» Given exercise
Set the listing down again exactly, please, apart from its pictures.

>> begin

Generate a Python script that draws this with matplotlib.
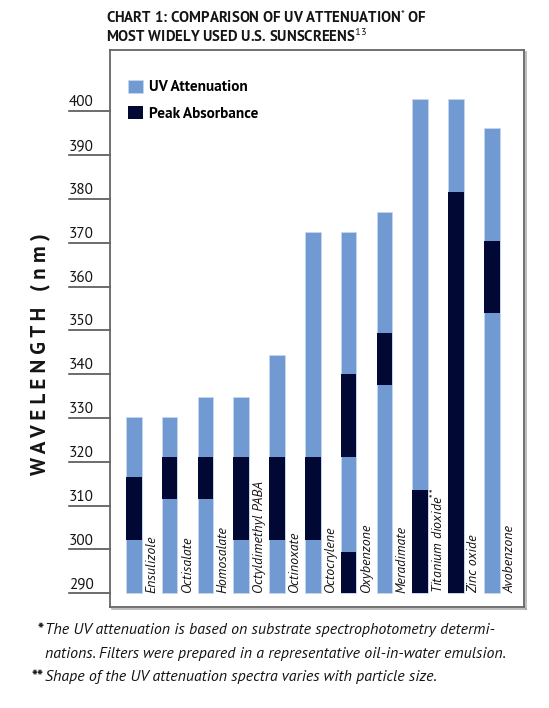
import matplotlib
matplotlib.use("Agg")
import matplotlib.pyplot as plt
import matplotlib.patheffects as pe
from matplotlib import font_manager
from matplotlib.transforms import blended_transform_factory


def has_styles(name):
    ents = [f for f in font_manager.fontManager.ttflist if f.name == name]
    def w(f):
        try:
            return int(f.weight)
        except (TypeError, ValueError):
            return {"bold": 700, "normal": 400, "regular": 400}.get(str(f.weight), 400)
    bold = any(w(f) >= 600 and f.style == "normal" for f in ents)
    reg = any(w(f) == 400 and f.style == "normal" for f in ents)
    ital = any(w(f) == 400 and f.style == "italic" for f in ents)
    return bold and reg and ital


FONT = next((f for f in ["Source Sans Pro", "Source Sans 3", "PT Sans", "Lato"]
             if has_styles(f)), "DejaVu Sans")
plt.rcParams['font.family'] = [FONT, 'DejaVu Sans']
plt.rcParams['mathtext.fontset'] = 'custom'
plt.rcParams['mathtext.rm'] = FONT
plt.rcParams['mathtext.it'] = FONT + ':italic'
plt.rcParams['mathtext.bf'] = FONT + ':bold'

# ---- data ----
names = ["Ensulizole", "Octisalate", "Homosalate", "Octyldimethyl PABA",
         "Octinoxate", "Octocrylene", "Oxybenzone", "Meradimate",
         "Titanium dioxide$^{**}$", "Zinc oxide", "Avobenzone"]
atten_top = [330.2, 330.2, 334.7, 334.7, 344.4, 372.5, 372.5, 377.0, 402.9, 402.9, 396.2]
peak_low = [302.2, 311.6, 311.6, 302.2, 302.2, 302.2, 321.0, 337.6, 290.0, 290.0, 354.0]
peak_high = [316.5, 321.0, 321.0, 321.0, 321.0, 321.0, 340.0, 349.5, 313.5, 381.7, 370.4]
peak2_low = [None, None, None, None, None, None, 290.0, None, None, None, None]
peak2_high = [None, None, None, None, None, None, 299.5, None, None, None, None]
base = 290
yticks = [290, 300, 310, 320, 330, 340, 350, 360, 370, 380, 390, 400]

light = "#729ad2"
dark = "#000833"
ink = "#141414"

W, H = 549, 708
fig = plt.figure(figsize=(W / 100, H / 100), dpi=100)
ax = fig.add_axes([110 / W, 1 - 607 / H, 414 / W, 557 / H])

x = list(range(len(names)))
bw = 0.435
ax.bar(x, [t - base for t in atten_top], bottom=base, width=bw, color=light,
       edgecolor="#c9d8ee", linewidth=0.5, label="UV Attenuation")
ax.bar(x, [h - l for h, l in zip(peak_high, peak_low)], bottom=peak_low, width=bw,
       color=dark, linewidth=0, label="Peak Absorbance")
for i, (l, h) in enumerate(zip(peak2_low, peak2_high)):
    if l is not None:
        ax.bar(i, h - l, bottom=l, width=bw, color=dark, linewidth=0)

ax.set_xlim(-0.665, 10.9)
ax.set_ylim(286.87, 414.0)
ax.set_xticks([])
ax.set_yticks([])
for name, s in ax.spines.items():
    s.set_color("#666666")
    s.set_linewidth(1.3)
    if name in ("right", "bottom"):
        s.set_path_effects([pe.SimpleLineShadow(offset=(1.2, -1.2), shadow_color="#999999", alpha=0.7),
                            pe.Normal()])

# bar labels
for i, n in enumerate(names):
    ax.text(i + 0.5, base, n, rotation=90, ha="center", va="bottom",
            fontsize=10, style="italic", color=ink)

# custom y ticks (line with label above, outside the axes)
tr = blended_transform_factory(ax.transAxes, ax.transData)
x0 = (69 - 110) / 414
for v in yticks:
    ax.plot([x0, 0], [v, v], transform=tr, color="#444444", lw=1.1, clip_on=False)
    ax.text(x0, v + 0.45, str(v), transform=tr, ha="left", va="bottom",
            fontsize=11, color=ink)

# y axis title
fig.text(40 / W, 1 - 354 / H, "W A V E L E N G T H   ( n m )", rotation=90,
         ha="center", va="center", fontsize=15, fontweight="bold", color=ink)

# legend
ax.legend(loc="upper left", bbox_to_anchor=(127.7 / W, 1 - 79.5 / H),
          bbox_transform=fig.transFigure, frameon=False, borderpad=0,
          borderaxespad=0, handlelength=0.98, handleheight=0.98,
          handletextpad=0.4, labelspacing=0.75,
          prop={"family": FONT, "weight": "bold", "size": 11})

# title (va='baseline' anchors the last line)
fig.text(106 / W, 1 - 42 / H,
         "CHART 1: COMPARISON OF UV ATTENUATION$^{*}$ OF\nMOST WIDELY USED U.S. SUNSCREENS$^{13}$",
         ha="left", va="baseline", fontsize=10.7, fontweight="bold", color=ink,
         linespacing=1.12)

# footnotes
fs = 11.4
fig.text(43 / W, 1 - 634 / H, "*", ha="right", va="baseline", fontsize=fs, fontweight="bold", color=ink)
fig.text(45 / W, 1 - 634 / H,
         "The UV attenuation is based on substrate spectrophotometry determi-",
         ha="left", va="baseline", fontsize=fs, style="italic", color=ink)
fig.text(45 / W, 1 - 658 / H,
         "nations. Filters were prepared in a representative oil-in-water emulsion.",
         ha="left", va="baseline", fontsize=fs, style="italic", color=ink)
fig.text(43 / W, 1 - 681 / H, "**", ha="right", va="baseline", fontsize=fs, fontweight="bold", color=ink)
fig.text(45 / W, 1 - 681 / H,
         "Shape of the UV attenuation spectra varies with particle size.",
         ha="left", va="baseline", fontsize=fs, style="italic", color=ink)

fig.savefig("out.png", dpi=100)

>> end

» Full solution
Generate a Python script that draws this with matplotlib.
import matplotlib
matplotlib.use("Agg")
import matplotlib.pyplot as plt
import matplotlib.patheffects as pe
from matplotlib import font_manager
from matplotlib.transforms import blended_transform_factory


def has_styles(name):
    ents = [f for f in font_manager.fontManager.ttflist if f.name == name]
    def w(f):
        try:
            return int(f.weight)
        except (TypeError, ValueError):
            return {"bold": 700, "normal": 400, "regular": 400}.get(str(f.weight), 400)
    bold = any(w(f) >= 600 and f.style == "normal" for f in ents)
    reg = any(w(f) == 400 and f.style == "normal" for f in ents)
    ital = any(w(f) == 400 and f.style == "italic" for f in ents)
    return bold and reg and ital


FONT = next((f for f in ["Source Sans Pro", "Source Sans 3", "PT Sans", "Lato"]
             if has_styles(f)), "DejaVu Sans")
plt.rcParams['font.family'] = [FONT, 'DejaVu Sans']
plt.rcParams['mathtext.fontset'] = 'custom'
plt.rcParams['mathtext.rm'] = FONT
plt.rcParams['mathtext.it'] = FONT + ':italic'
plt.rcParams['mathtext.bf'] = FONT + ':bold'

# ---- data ----
names = ["Ensulizole", "Octisalate", "Homosalate", "Octyldimethyl PABA",
         "Octinoxate", "Octocrylene", "Oxybenzone", "Meradimate",
         "Titanium dioxide$^{**}$", "Zinc oxide", "Avobenzone"]
atten_top = [330.2, 330.2, 334.7, 334.7, 344.4, 372.5, 372.5, 377.0, 402.9, 402.9, 396.2]
peak_low = [302.2, 311.6, 311.6, 302.2, 302.2, 302.2, 321.0, 337.6, 290.0, 290.0, 354.0]
peak_high = [316.5, 321.0, 321.0, 321.0, 321.0, 321.0, 340.0, 349.5, 313.5, 381.7, 370.4]
peak2_low = [None, None, None, None, None, None, 290.0, None, None, None, None]
peak2_high = [None, None, None, None, None, None, 299.5, None, None, None, None]
base = 290
yticks = [290, 300, 310, 320, 330, 340, 350, 360, 370, 380, 390, 400]

light = "#729ad2"
dark = "#000833"
ink = "#141414"

W, H = 549, 708
fig = plt.figure(figsize=(W / 100, H / 100), dpi=100)
ax = fig.add_axes([110 / W, 1 - 607 / H, 414 / W, 557 / H])

x = list(range(len(names)))
bw = 0.435
ax.bar(x, [t - base for t in atten_top], bottom=base, width=bw, color=light,
       edgecolor="#c9d8ee", linewidth=0.5, label="UV Attenuation")
ax.bar(x, [h - l for h, l in zip(peak_high, peak_low)], bottom=peak_low, width=bw,
       color=dark, linewidth=0, label="Peak Absorbance")
for i, (l, h) in enumerate(zip(peak2_low, peak2_high)):
    if l is not None:
        ax.bar(i, h - l, bottom=l, width=bw, color=dark, linewidth=0)

ax.set_xlim(-0.665, 10.9)
ax.set_ylim(286.87, 414.0)
ax.set_xticks([])
ax.set_yticks([])
for name, s in ax.spines.items():
    s.set_color("#666666")
    s.set_linewidth(1.3)
    if name in ("right", "bottom"):
        s.set_path_effects([pe.SimpleLineShadow(offset=(1.2, -1.2), shadow_color="#999999", alpha=0.7),
                            pe.Normal()])

# bar labels
for i, n in enumerate(names):
    ax.text(i + 0.5, base, n, rotation=90, ha="center", va="bottom",
            fontsize=10, style="italic", color=ink)

# custom y ticks (line with label above, outside the axes)
tr = blended_transform_factory(ax.transAxes, ax.transData)
x0 = (69 - 110) / 414
for v in yticks:
    ax.plot([x0, 0], [v, v], transform=tr, color="#444444", lw=1.1, clip_on=False)
    ax.text(x0, v + 0.45, str(v), transform=tr, ha="left", va="bottom",
            fontsize=11, color=ink)

# y axis title
fig.text(40 / W, 1 - 354 / H, "W A V E L E N G T H   ( n m )", rotation=90,
         ha="center", va="center", fontsize=15, fontweight="bold", color=ink)

# legend
ax.legend(loc="upper left", bbox_to_anchor=(127.7 / W, 1 - 79.5 / H),
          bbox_transform=fig.transFigure, frameon=False, borderpad=0,
          borderaxespad=0, handlelength=0.98, handleheight=0.98,
          handletextpad=0.4, labelspacing=0.75,
          prop={"family": FONT, "weight": "bold", "size": 11})

# title (va='baseline' anchors the last line)
fig.text(106 / W, 1 - 42 / H,
         "CHART 1: COMPARISON OF UV ATTENUATION$^{*}$ OF\nMOST WIDELY USED U.S. SUNSCREENS$^{13}$",
         ha="left", va="baseline", fontsize=10.7, fontweight="bold", color=ink,
         linespacing=1.12)

# footnotes
fs = 11.4
fig.text(43 / W, 1 - 634 / H, "*", ha="right", va="baseline", fontsize=fs, fontweight="bold", color=ink)
fig.text(45 / W, 1 - 634 / H,
         "The UV attenuation is based on substrate spectrophotometry determi-",
         ha="left", va="baseline", fontsize=fs, style="italic", color=ink)
fig.text(45 / W, 1 - 658 / H,
         "nations. Filters were prepared in a representative oil-in-water emulsion.",
         ha="left", va="baseline", fontsize=fs, style="italic", color=ink)
fig.text(43 / W, 1 - 681 / H, "**", ha="right", va="baseline", fontsize=fs, fontweight="bold", color=ink)
fig.text(45 / W, 1 - 681 / H,
         "Shape of the UV attenuation spectra varies with particle size.",
         ha="left", va="baseline", fontsize=fs, style="italic", color=ink)

fig.savefig("out.png", dpi=100)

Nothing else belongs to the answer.